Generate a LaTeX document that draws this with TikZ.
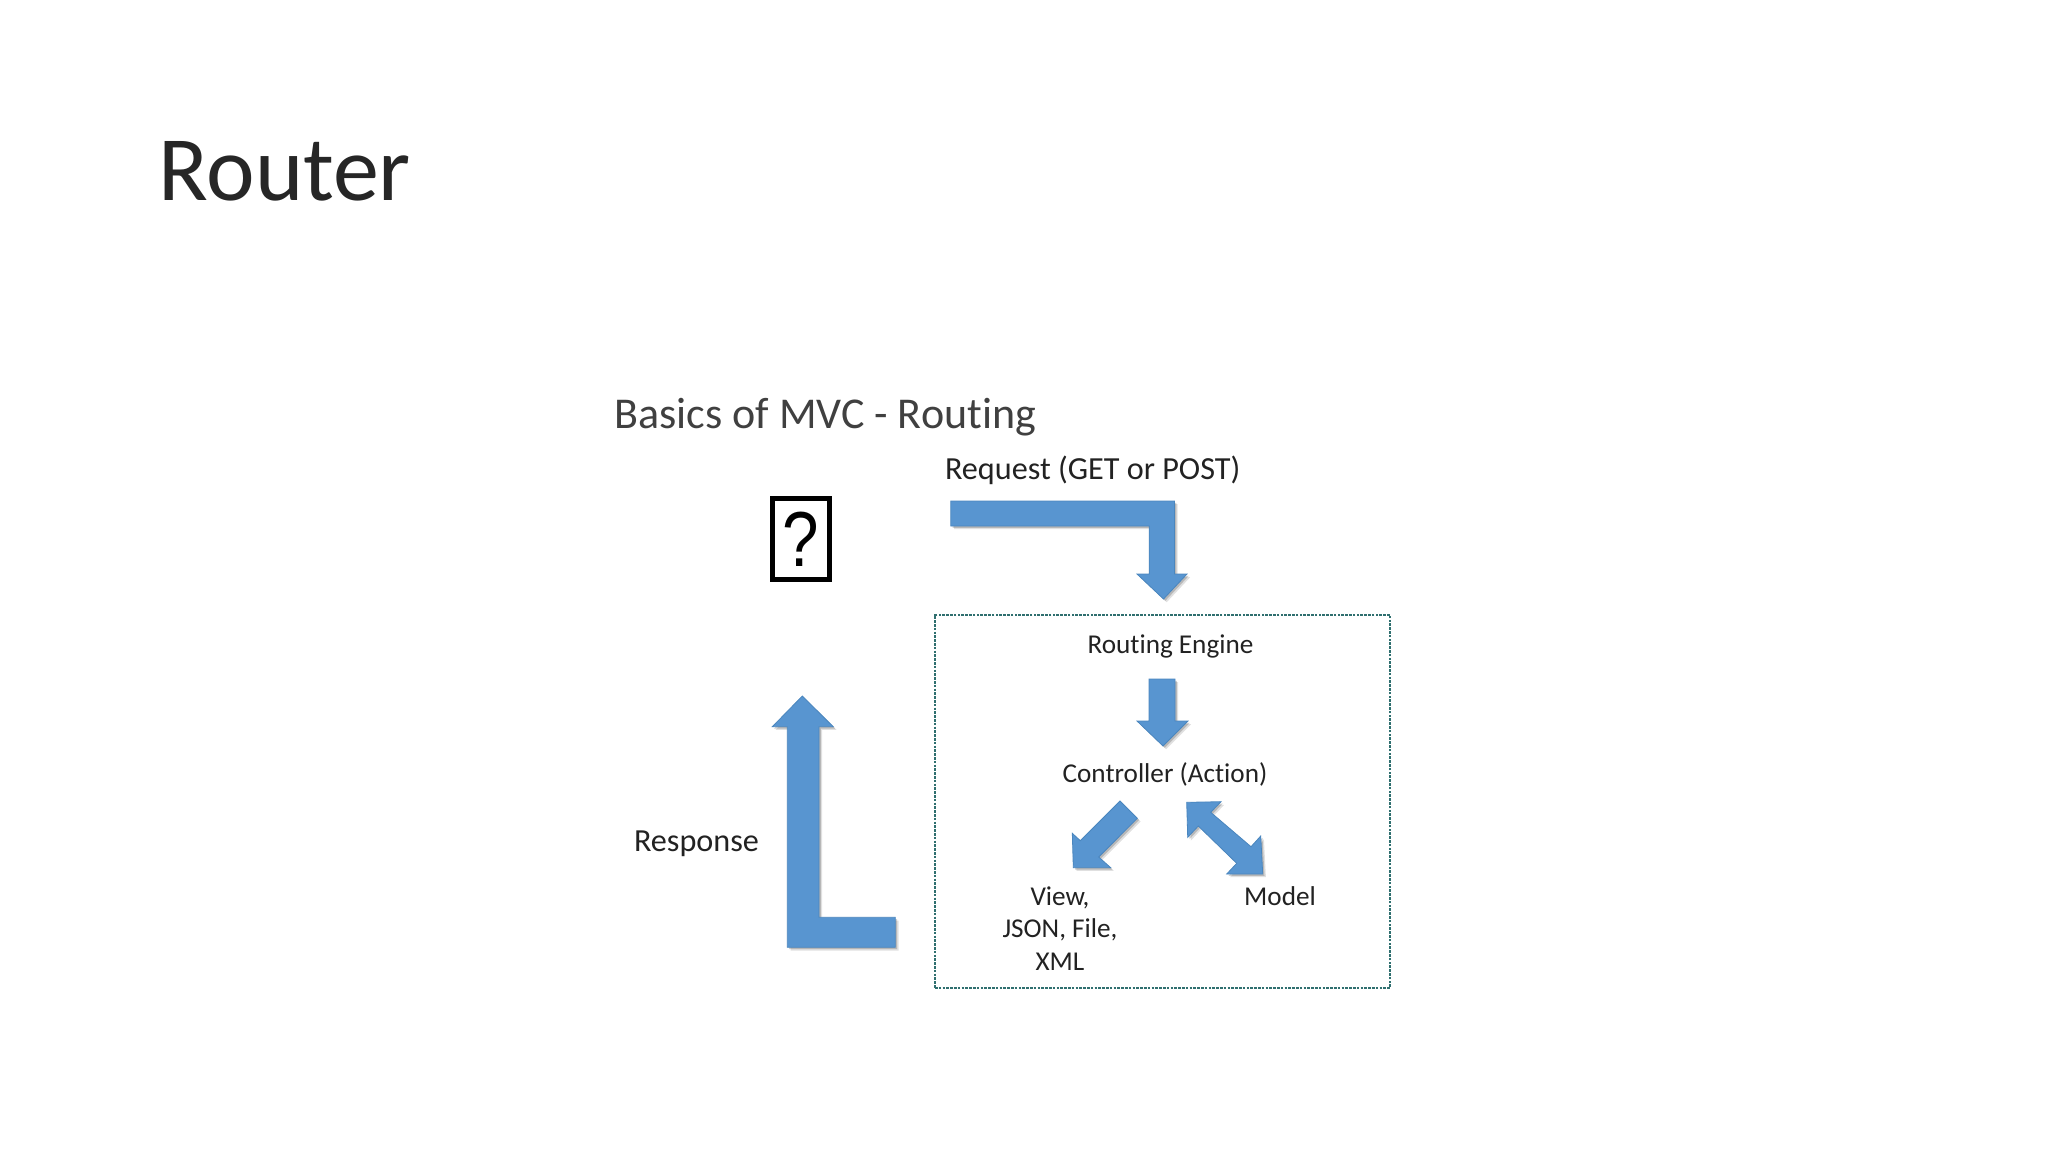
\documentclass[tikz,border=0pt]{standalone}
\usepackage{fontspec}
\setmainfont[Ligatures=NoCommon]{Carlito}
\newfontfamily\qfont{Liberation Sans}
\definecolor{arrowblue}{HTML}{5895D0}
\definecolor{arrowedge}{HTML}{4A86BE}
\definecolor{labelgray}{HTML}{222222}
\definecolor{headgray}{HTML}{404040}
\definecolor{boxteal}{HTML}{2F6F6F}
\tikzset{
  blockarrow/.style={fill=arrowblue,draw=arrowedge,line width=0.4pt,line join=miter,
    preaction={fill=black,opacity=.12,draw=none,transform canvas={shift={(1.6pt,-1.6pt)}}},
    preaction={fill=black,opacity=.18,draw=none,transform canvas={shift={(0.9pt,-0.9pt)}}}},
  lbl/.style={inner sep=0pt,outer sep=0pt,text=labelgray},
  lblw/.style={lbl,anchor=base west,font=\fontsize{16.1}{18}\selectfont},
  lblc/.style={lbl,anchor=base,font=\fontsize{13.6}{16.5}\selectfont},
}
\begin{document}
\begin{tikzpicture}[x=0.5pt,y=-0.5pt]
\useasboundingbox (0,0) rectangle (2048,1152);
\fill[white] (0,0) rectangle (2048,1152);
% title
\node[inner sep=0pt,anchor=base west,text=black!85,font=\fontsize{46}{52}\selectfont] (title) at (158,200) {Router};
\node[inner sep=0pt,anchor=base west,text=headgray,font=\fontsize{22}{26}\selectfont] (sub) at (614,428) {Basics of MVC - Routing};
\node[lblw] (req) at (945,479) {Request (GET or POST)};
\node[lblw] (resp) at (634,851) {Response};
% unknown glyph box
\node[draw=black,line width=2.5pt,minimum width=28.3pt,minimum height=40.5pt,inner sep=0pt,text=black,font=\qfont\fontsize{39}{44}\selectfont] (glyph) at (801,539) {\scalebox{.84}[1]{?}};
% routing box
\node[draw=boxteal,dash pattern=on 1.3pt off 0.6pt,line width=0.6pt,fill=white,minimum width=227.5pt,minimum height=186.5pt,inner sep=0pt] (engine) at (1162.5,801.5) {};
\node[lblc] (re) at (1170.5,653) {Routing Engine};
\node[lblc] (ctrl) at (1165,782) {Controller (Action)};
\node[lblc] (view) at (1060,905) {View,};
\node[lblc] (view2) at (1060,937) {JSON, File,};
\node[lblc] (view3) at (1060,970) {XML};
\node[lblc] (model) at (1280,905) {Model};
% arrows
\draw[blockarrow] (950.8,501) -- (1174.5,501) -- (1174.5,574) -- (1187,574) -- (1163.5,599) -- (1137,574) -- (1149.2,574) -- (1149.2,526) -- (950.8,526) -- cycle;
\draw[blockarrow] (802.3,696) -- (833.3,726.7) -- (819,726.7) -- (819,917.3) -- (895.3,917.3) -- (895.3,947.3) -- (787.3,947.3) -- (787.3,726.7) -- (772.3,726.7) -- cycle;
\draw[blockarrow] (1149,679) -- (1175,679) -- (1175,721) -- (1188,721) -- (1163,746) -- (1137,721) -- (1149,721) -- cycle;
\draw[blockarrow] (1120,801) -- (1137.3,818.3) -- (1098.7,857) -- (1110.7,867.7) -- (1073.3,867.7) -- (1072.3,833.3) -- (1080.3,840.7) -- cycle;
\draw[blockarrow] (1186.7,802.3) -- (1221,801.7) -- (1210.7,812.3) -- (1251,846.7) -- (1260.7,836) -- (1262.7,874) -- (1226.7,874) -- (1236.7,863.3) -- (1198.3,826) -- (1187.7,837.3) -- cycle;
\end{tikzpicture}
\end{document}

——

▶ **Exercise instructions**:
Copy the material shown above in full and exactly. Skip the pictures.

▶ **Expected answer**:
Generate a LaTeX document that draws this with TikZ.
\documentclass[tikz,border=0pt]{standalone}
\usepackage{fontspec}
\setmainfont[Ligatures=NoCommon]{Carlito}
\newfontfamily\qfont{Liberation Sans}
\definecolor{arrowblue}{HTML}{5895D0}
\definecolor{arrowedge}{HTML}{4A86BE}
\definecolor{labelgray}{HTML}{222222}
\definecolor{headgray}{HTML}{404040}
\definecolor{boxteal}{HTML}{2F6F6F}
\tikzset{
  blockarrow/.style={fill=arrowblue,draw=arrowedge,line width=0.4pt,line join=miter,
    preaction={fill=black,opacity=.12,draw=none,transform canvas={shift={(1.6pt,-1.6pt)}}},
    preaction={fill=black,opacity=.18,draw=none,transform canvas={shift={(0.9pt,-0.9pt)}}}},
  lbl/.style={inner sep=0pt,outer sep=0pt,text=labelgray},
  lblw/.style={lbl,anchor=base west,font=\fontsize{16.1}{18}\selectfont},
  lblc/.style={lbl,anchor=base,font=\fontsize{13.6}{16.5}\selectfont},
}
\begin{document}
\begin{tikzpicture}[x=0.5pt,y=-0.5pt]
\useasboundingbox (0,0) rectangle (2048,1152);
\fill[white] (0,0) rectangle (2048,1152);
% title
\node[inner sep=0pt,anchor=base west,text=black!85,font=\fontsize{46}{52}\selectfont] (title) at (158,200) {Router};
\node[inner sep=0pt,anchor=base west,text=headgray,font=\fontsize{22}{26}\selectfont] (sub) at (614,428) {Basics of MVC - Routing};
\node[lblw] (req) at (945,479) {Request (GET or POST)};
\node[lblw] (resp) at (634,851) {Response};
% unknown glyph box
\node[draw=black,line width=2.5pt,minimum width=28.3pt,minimum height=40.5pt,inner sep=0pt,text=black,font=\qfont\fontsize{39}{44}\selectfont] (glyph) at (801,539) {\scalebox{.84}[1]{?}};
% routing box
\node[draw=boxteal,dash pattern=on 1.3pt off 0.6pt,line width=0.6pt,fill=white,minimum width=227.5pt,minimum height=186.5pt,inner sep=0pt] (engine) at (1162.5,801.5) {};
\node[lblc] (re) at (1170.5,653) {Routing Engine};
\node[lblc] (ctrl) at (1165,782) {Controller (Action)};
\node[lblc] (view) at (1060,905) {View,};
\node[lblc] (view2) at (1060,937) {JSON, File,};
\node[lblc] (view3) at (1060,970) {XML};
\node[lblc] (model) at (1280,905) {Model};
% arrows
\draw[blockarrow] (950.8,501) -- (1174.5,501) -- (1174.5,574) -- (1187,574) -- (1163.5,599) -- (1137,574) -- (1149.2,574) -- (1149.2,526) -- (950.8,526) -- cycle;
\draw[blockarrow] (802.3,696) -- (833.3,726.7) -- (819,726.7) -- (819,917.3) -- (895.3,917.3) -- (895.3,947.3) -- (787.3,947.3) -- (787.3,726.7) -- (772.3,726.7) -- cycle;
\draw[blockarrow] (1149,679) -- (1175,679) -- (1175,721) -- (1188,721) -- (1163,746) -- (1137,721) -- (1149,721) -- cycle;
\draw[blockarrow] (1120,801) -- (1137.3,818.3) -- (1098.7,857) -- (1110.7,867.7) -- (1073.3,867.7) -- (1072.3,833.3) -- (1080.3,840.7) -- cycle;
\draw[blockarrow] (1186.7,802.3) -- (1221,801.7) -- (1210.7,812.3) -- (1251,846.7) -- (1260.7,836) -- (1262.7,874) -- (1226.7,874) -- (1236.7,863.3) -- (1198.3,826) -- (1187.7,837.3) -- cycle;
\end{tikzpicture}
\end{document}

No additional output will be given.